Copy the data that follows exactly. Include no pictures.

INFORMATION SHOWN:
⁂

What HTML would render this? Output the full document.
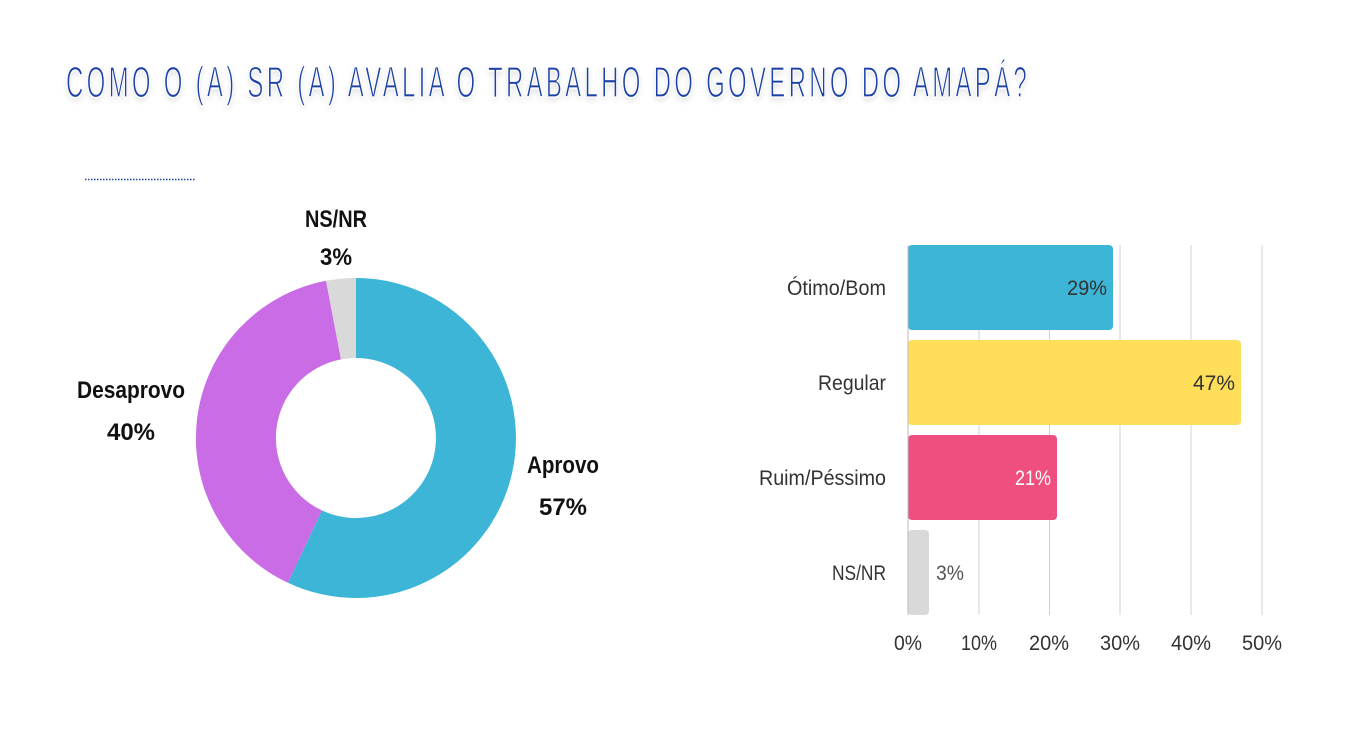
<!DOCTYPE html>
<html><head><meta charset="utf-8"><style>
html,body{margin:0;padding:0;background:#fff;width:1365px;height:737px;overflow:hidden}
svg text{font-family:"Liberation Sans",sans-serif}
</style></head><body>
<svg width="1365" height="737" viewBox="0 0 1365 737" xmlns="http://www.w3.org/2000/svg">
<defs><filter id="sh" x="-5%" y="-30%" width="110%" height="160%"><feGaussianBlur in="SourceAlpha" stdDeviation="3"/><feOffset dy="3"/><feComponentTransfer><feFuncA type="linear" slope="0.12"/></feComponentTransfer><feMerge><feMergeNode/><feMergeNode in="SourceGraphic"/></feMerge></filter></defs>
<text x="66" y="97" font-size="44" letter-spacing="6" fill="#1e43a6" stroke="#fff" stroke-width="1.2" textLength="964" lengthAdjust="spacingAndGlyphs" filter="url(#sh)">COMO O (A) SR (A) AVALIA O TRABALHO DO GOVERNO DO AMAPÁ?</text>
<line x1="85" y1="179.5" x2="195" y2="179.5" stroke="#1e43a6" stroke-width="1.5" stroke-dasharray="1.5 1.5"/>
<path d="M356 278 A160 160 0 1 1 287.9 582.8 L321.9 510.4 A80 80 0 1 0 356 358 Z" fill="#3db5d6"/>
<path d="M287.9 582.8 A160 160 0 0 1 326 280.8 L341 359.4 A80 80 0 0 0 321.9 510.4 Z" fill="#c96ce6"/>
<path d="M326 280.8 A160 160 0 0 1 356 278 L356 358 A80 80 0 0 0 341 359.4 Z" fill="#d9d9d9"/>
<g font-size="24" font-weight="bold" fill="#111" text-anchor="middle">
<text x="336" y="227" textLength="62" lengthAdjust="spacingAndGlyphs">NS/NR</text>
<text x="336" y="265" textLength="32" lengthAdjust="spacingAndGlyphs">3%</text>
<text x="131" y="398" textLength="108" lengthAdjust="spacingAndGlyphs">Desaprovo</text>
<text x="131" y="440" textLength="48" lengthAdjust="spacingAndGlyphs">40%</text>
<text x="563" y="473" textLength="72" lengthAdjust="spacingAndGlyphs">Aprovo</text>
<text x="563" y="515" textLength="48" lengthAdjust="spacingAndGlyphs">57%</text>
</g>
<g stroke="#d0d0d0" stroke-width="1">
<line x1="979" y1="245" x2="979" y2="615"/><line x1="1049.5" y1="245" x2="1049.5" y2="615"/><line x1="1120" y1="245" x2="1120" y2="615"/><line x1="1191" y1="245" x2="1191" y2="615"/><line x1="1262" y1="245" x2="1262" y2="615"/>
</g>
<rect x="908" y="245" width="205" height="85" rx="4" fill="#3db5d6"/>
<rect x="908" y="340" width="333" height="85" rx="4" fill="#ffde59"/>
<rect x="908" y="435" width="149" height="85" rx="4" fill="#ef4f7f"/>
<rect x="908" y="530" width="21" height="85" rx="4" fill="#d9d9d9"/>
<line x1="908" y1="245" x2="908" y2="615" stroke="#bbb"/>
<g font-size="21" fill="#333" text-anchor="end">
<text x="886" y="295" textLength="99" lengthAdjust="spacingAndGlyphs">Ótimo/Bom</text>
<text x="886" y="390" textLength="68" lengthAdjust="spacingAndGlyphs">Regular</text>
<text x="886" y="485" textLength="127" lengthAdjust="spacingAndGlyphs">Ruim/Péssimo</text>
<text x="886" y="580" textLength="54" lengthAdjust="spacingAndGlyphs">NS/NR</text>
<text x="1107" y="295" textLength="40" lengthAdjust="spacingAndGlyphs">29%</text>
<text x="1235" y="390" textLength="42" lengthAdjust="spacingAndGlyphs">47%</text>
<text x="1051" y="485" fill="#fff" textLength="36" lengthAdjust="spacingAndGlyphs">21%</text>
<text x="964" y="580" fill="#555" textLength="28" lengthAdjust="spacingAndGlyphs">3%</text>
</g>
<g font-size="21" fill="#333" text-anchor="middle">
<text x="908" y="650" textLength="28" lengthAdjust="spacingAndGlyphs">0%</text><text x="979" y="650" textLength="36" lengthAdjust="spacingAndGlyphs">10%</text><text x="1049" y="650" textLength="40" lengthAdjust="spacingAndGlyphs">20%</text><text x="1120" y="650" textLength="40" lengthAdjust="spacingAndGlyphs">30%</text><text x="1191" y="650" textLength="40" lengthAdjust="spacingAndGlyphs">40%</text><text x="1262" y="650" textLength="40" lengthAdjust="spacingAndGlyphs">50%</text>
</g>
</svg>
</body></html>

⁂

RESULT BELOW:
What HTML would render this? Output the full document.
<!DOCTYPE html>
<html><head><meta charset="utf-8"><style>
html,body{margin:0;padding:0;background:#fff;width:1365px;height:737px;overflow:hidden}
svg text{font-family:"Liberation Sans",sans-serif}
</style></head><body>
<svg width="1365" height="737" viewBox="0 0 1365 737" xmlns="http://www.w3.org/2000/svg">
<defs><filter id="sh" x="-5%" y="-30%" width="110%" height="160%"><feGaussianBlur in="SourceAlpha" stdDeviation="3"/><feOffset dy="3"/><feComponentTransfer><feFuncA type="linear" slope="0.12"/></feComponentTransfer><feMerge><feMergeNode/><feMergeNode in="SourceGraphic"/></feMerge></filter></defs>
<text x="66" y="97" font-size="44" letter-spacing="6" fill="#1e43a6" stroke="#fff" stroke-width="1.2" textLength="964" lengthAdjust="spacingAndGlyphs" filter="url(#sh)">COMO O (A) SR (A) AVALIA O TRABALHO DO GOVERNO DO AMAPÁ?</text>
<line x1="85" y1="179.5" x2="195" y2="179.5" stroke="#1e43a6" stroke-width="1.5" stroke-dasharray="1.5 1.5"/>
<path d="M356 278 A160 160 0 1 1 287.9 582.8 L321.9 510.4 A80 80 0 1 0 356 358 Z" fill="#3db5d6"/>
<path d="M287.9 582.8 A160 160 0 0 1 326 280.8 L341 359.4 A80 80 0 0 0 321.9 510.4 Z" fill="#c96ce6"/>
<path d="M326 280.8 A160 160 0 0 1 356 278 L356 358 A80 80 0 0 0 341 359.4 Z" fill="#d9d9d9"/>
<g font-size="24" font-weight="bold" fill="#111" text-anchor="middle">
<text x="336" y="227" textLength="62" lengthAdjust="spacingAndGlyphs">NS/NR</text>
<text x="336" y="265" textLength="32" lengthAdjust="spacingAndGlyphs">3%</text>
<text x="131" y="398" textLength="108" lengthAdjust="spacingAndGlyphs">Desaprovo</text>
<text x="131" y="440" textLength="48" lengthAdjust="spacingAndGlyphs">40%</text>
<text x="563" y="473" textLength="72" lengthAdjust="spacingAndGlyphs">Aprovo</text>
<text x="563" y="515" textLength="48" lengthAdjust="spacingAndGlyphs">57%</text>
</g>
<g stroke="#d0d0d0" stroke-width="1">
<line x1="979" y1="245" x2="979" y2="615"/><line x1="1049.5" y1="245" x2="1049.5" y2="615"/><line x1="1120" y1="245" x2="1120" y2="615"/><line x1="1191" y1="245" x2="1191" y2="615"/><line x1="1262" y1="245" x2="1262" y2="615"/>
</g>
<rect x="908" y="245" width="205" height="85" rx="4" fill="#3db5d6"/>
<rect x="908" y="340" width="333" height="85" rx="4" fill="#ffde59"/>
<rect x="908" y="435" width="149" height="85" rx="4" fill="#ef4f7f"/>
<rect x="908" y="530" width="21" height="85" rx="4" fill="#d9d9d9"/>
<line x1="908" y1="245" x2="908" y2="615" stroke="#bbb"/>
<g font-size="21" fill="#333" text-anchor="end">
<text x="886" y="295" textLength="99" lengthAdjust="spacingAndGlyphs">Ótimo/Bom</text>
<text x="886" y="390" textLength="68" lengthAdjust="spacingAndGlyphs">Regular</text>
<text x="886" y="485" textLength="127" lengthAdjust="spacingAndGlyphs">Ruim/Péssimo</text>
<text x="886" y="580" textLength="54" lengthAdjust="spacingAndGlyphs">NS/NR</text>
<text x="1107" y="295" textLength="40" lengthAdjust="spacingAndGlyphs">29%</text>
<text x="1235" y="390" textLength="42" lengthAdjust="spacingAndGlyphs">47%</text>
<text x="1051" y="485" fill="#fff" textLength="36" lengthAdjust="spacingAndGlyphs">21%</text>
<text x="964" y="580" fill="#555" textLength="28" lengthAdjust="spacingAndGlyphs">3%</text>
</g>
<g font-size="21" fill="#333" text-anchor="middle">
<text x="908" y="650" textLength="28" lengthAdjust="spacingAndGlyphs">0%</text><text x="979" y="650" textLength="36" lengthAdjust="spacingAndGlyphs">10%</text><text x="1049" y="650" textLength="40" lengthAdjust="spacingAndGlyphs">20%</text><text x="1120" y="650" textLength="40" lengthAdjust="spacingAndGlyphs">30%</text><text x="1191" y="650" textLength="40" lengthAdjust="spacingAndGlyphs">40%</text><text x="1262" y="650" textLength="40" lengthAdjust="spacingAndGlyphs">50%</text>
</g>
</svg>
</body></html>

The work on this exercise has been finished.